Jean-Pierre Técher a pris l’exemple du RMI, qui n’existe pas dans les nouveaux pays entrants, mettant ainsi en danger nos lois sociales qui seraient sans doute révisées si un nombre considérable de ressortissants européens, voulant bénéficier des avantages de notre démocratie, profitaient de la libre circulation pour venir sur le sol français.
Là non plus, il ne s’agit pas de rejet de l’autre, mais bien d’un véritable problème lié au fait d’un élargissement mal mesuré et sans garanties sociales vis-à-vis des nouveaux adhérents.

Égalité dans le travail entre les hommes et les femmes

Pour Agir Contre le Chômage, il n’est pas question d’accepter un texte qui ne prendrait pas de dispositions confortant les acquis sociaux de notre pays ainsi qu’une obligation faite aux autres pays d’avoir un minimum de cohérence sociale avec les pays fondateurs de l’Europe.
De cette rencontre d’AC Réunion avec la LDH, il est sorti plusieurs points positifs. En premier lieu, il est à noter que l’assemblée était largement paritaire : une bonne représentation des femmes a permis de parler des articles du TCE qui les concernent au plus haut chef.

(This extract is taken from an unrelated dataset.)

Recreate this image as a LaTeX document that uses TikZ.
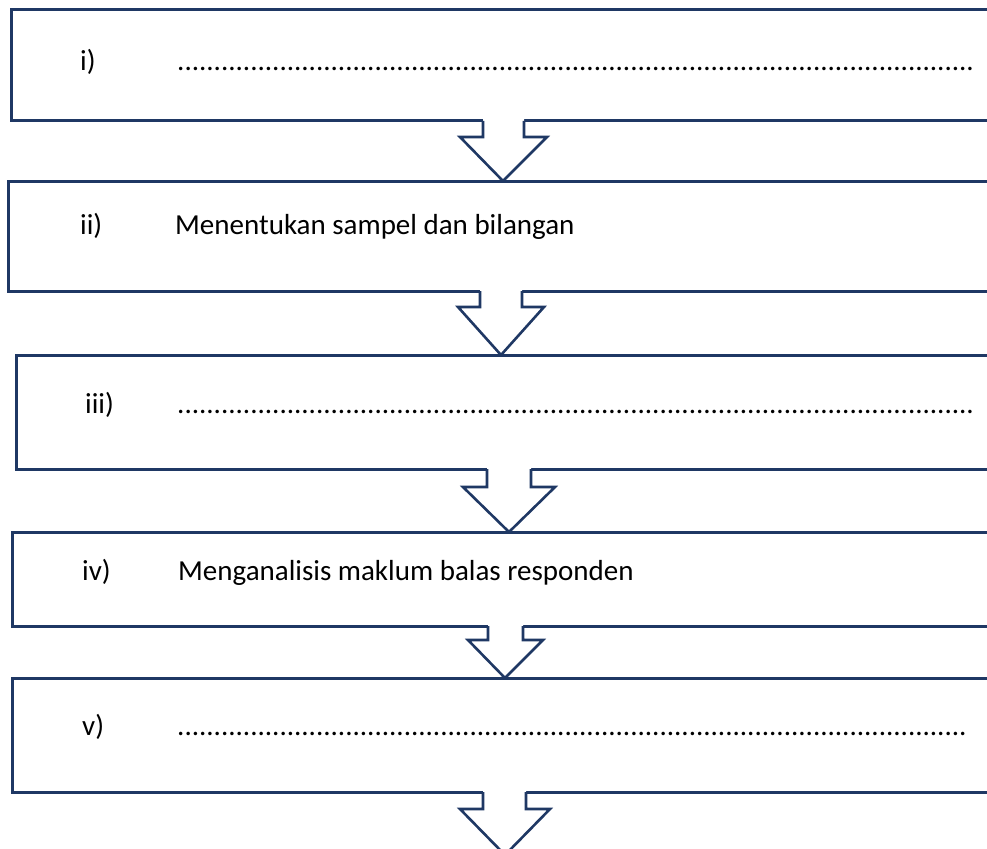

Pierre Tartakowski a tenu à signaler à ce sujet qu’il y a tout de même un bémol dans l’article concernant l’égalité dans le travail entre les hommes et les femmes. Après l’adoption de ce traité, le gouvernement français aura beau jeu de demander aux syndicats le travail de nuit pour les femmes pour cause d’égalité.
Pierre Tartakowski de poursuivre que les femmes, quoi que l’on dise, sont de fait toujours et avant tout les responsables du foyer, et il conclut en disant que si les femmes avant le traité avaient une double journée, avec l’adoption de ce texte en l’état, le travail de nuit serait ressenti désormais comme une triple journée.
Que dire de plus, sinon que cette rencontre a eu pour effet de voir les responsables d’AC Réunion dynamiser leurs militants pour que le 29 mai prochain leurs interrogations se traduisent par un “non” franc et massif dans les urnes.